Non sembrava pensarla così quando concentrava in cantina tecnologie e grandi quantità. Ci sono però due momenti cruciali di passaggio per l’azienda a cavallo tra Collio friulano e Slovenia. Nel 1996 due disastrose grandinate distruggono il 95% della produzione e, tra sconforto e riflessione, le poche uve raccolte vengono utilizzate per fare le prime prove di macerazione della ribolla. Dal 1997 tutti i vini vengono macerati in grandi tini di legno, senza alcun controllo della temperatura, per una o due settimane. Nel 2001 il nuovo cambio di passo: inizia la vinificazione nelle grandi anfore in terracotta interrate che Joško ha visto e ha scelto nel Caucaso, nella zona dei Kakheti, perché lì l’argilla non ha cadmio e piombo.

Certo non tutte le uve si adattano alla lavorazione old style, ci vuole una buccia di qualità, resistente ma non troppo spessa. Dunque il buon vino deve nascere da un buon frutto.

Viene spontaneo chiedersi se quello degli Orange Wines non rischi di diventare più un trend modaiolo che una filosofia di qualità. Gravner sembra però scettico: “l’utilizzo di queste tecniche è talmente fuori dagli schemi che penso sia destinato a rimanere su piccoli numeri. È vero, ci sono produttori giovani che stanno facendo ricerca e avvicinando gli antichi procedimenti, ma credo rimarrà pur sempre una nicchia. Purtroppo a partire dalla domanda dei consumatori, perché se in tanti si nutrono di cibo dopato o comunque frutto di processi industriali, come possono bere vino genuino? Sarebbe un controsenso”.

What’s wrong with it?

C’è un interessante passaggio del documentario di Michelon e Hopkins nel quale un ristoratore conferma che talvolta la prima reazione di un consumatore ignaro di fronte a un Orange Wine è quasi di disappunto, fino ad arrivare a chiedersi se ci sia qualcosa di sbagliato.

Questo non accade al La Montecchia di Selvazzano – conferma il direttore (e sommelier) Mauro Meneghetti – ma sta al sommelier comprendere se i clienti sono in grado di accettare una proposta fuori dagli schemi.

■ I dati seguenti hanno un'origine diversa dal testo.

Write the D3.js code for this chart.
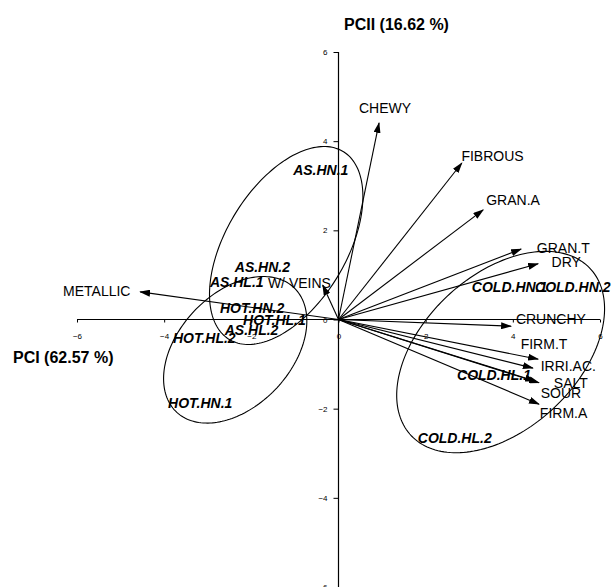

E se il vino diventa buono e naturale, gli habitué sembrano gradire le proposte.

Va detto però che l’esperienza diventa davvero interessante – gradevole per il palato e stimolante per la curiosità – quando la cucina si impegna a capire il prodotto Orange. In questo senso la presentazione a La Montecchia non è stata una semplice degustazione, ma la mano dello chef Massimiliano Alajmo ha creato un menu abbinato ai vini dei tre produttori che ha saputo armonizzarsi con le caratteristiche peculiari dei singoli vini.

Un esempio? Assaggiando a freddo il Bianco Montemagro 2014 di Piccinin si può rilevarne l’acidità marcata, ma accostato all’Orto extravergine di oliva (base pomidoro con condimento di capperi e olio) il bilanciamento è perfetto. Così come il Risotto di zucchine, curry nero e crema di carote duetta amabilmente con il Pico 2011 di Maule e i Tortelli di cipolla al fumo e cenere esaltano la potenza del Ribolla 2007 di Gravner. Forse solo la Barbabietola travestita da “petto di piccione” con radicchi amari risultava in posizione di debolezza rispetto al robusto Rosso Breg 2004 di Gravner, mentre il Gioco di frutta e il Pan(e)tone Josko reggevano il Recioto 2002 di Maule.

Il documentario è disponibile sul sito di Bottled Films (bottledfilms.com) al costo di 5 euro. Sul sito si può vedere anche il trailer.